As Jamie's classmates learn that the book was based on Jamie's negative feelings toward her school, she wishes to restore her relationships. However, her friends are unwilling to trust her again and begin to reject and avoid her. To make up for her mistakes, she apologizes to Lenny, encouraging him to take up his guitar playing once more, despite what she'd said. Jamie overhears her parents' conversation about having to close down the pizza parlor, and Jamie feels guilty.

As she is getting ready for the ocean-themed school dance, Jamie confronts Is, a figment of her imagination who tries to make Jamie like she is, and tells her to stop. She then goes to the dance, where she tries to apologize to everyone. They do not accept her apology at first, but gradually do after learning the book was really Jamie's personal journal and that she never meant for it to be published. Jamie finds Connor just as he is leaving. She asks for his forgiveness and finds out that the poems Marco submits in their English class were actually written by Connor. Jamie realizes that her crush on Marco, which is largely because of the poems, is actually meant for Connor. They share a kiss and walk back into the dance, where Lenny performs a song ("I Will Be Around") dedicated to Jamie.

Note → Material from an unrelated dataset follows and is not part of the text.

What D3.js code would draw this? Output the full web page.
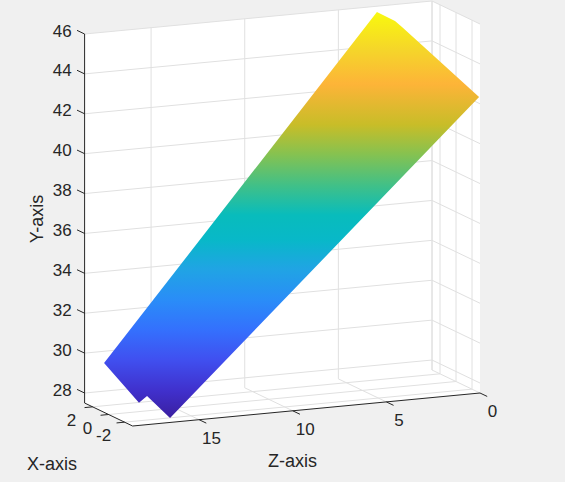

After the dance, Jamie invites everyone to eat at her parents' pizza parlor. When Lenny rushes into the kitchen to help cook the pizza, his jacket, which was covered in seaweed from the dance, accidentally lands on some of the pizzas, covering them in seaweed. When the pizza is delivered to the customers, they love it, and Jamie's father finally figures out the secret of how to save their business, ending the film on a happy note.

==Cast==
- Kay Panabaker as Jameson "Jamie" Bartlett
- Danielle Panabaker as Isabella "IS"
- Jason Dolley as Connor Kennedy
- Robin Riker as Diana
- Tom Virtue as Ralph Bartlett
- Alexandra Krosney as Harmony
- Marquise C. Brown as Lindsay
- Allison Scagliotti as Sawyer "Myrna" Sullivan
- Chad Broskey as Marco Vega
- Connie Young as Peggy Bartlett
- Nick Whitaker as Lenny Bartlett
- Falisha Fehoko as Jennifer #1
- Malinda Money as Jennifer #2
- Joyce Cohen as Miss Gallagher
- Paisley Van Patten as Amber Tiffany

==Differences between the book and the movie==
The movie was based on the book How My Private, Personal Journal Became a Bestseller. Julia DeVillers, the author of the book from which the movie was made, has a cameo in a pizza parlor scene. There are numerous differences between the book and the film. They are:

- In the book, Sawyer has long blond hair. In the movie, she has short brown hair.
- In the book, Harmony lives part-time in the city and part-time in the suburbs. In the movie, she lives in one place.
- In the book, Lindsay has light skin, red hair, and blue eyes. In the movie, she has dark skin, black hair, and brown eyes..
- In the book, Lindsay is constantly upset with her weight, but in the movie, this is never mentioned.
- In the book, Harmony has dark skin, black hair, and brown eyes. In the movie, she has light skin, green eyes, and red hair.
- In the book, Connor has brown hair. In the movie, he has blond hair.
- In the book, Connor is the new kid. In the movie, he is already friends with Jamie in the beginning.
- In the book, Jamie gets a laptop after she writes the book. In the movie, she uses her laptop to write her book.
- In the book, Jamie didn't kiss Connor but in the movie, she did.
- In the book, Jamie has an older sister named Allie, but in the movie, she has an older brother named Lenny. In the scène when Jamie was deleting friends off her list of online friends, one of their names was Allie.
- In the book, Jamie calls her story IS, but in the movie, she calls it IS Saves the World.
- In the movie, there was a school dance. In the book, there wasn't any dance.
- In the movie Jamie talks to IS. In the book, she doesn't.
- In the book, Jamie's parents are Steve and Robin. In the movie, their names are Ralph and Peggy.

==Location==
Read It and Weep was filmed at Murray High School and Downtown Salt Lake City. Murray High School was also the set of: Take Down (1978), the auditorium scene of High School Musical (2006), Minutemen (2008) and High School Musical: Get in the Picture (2008).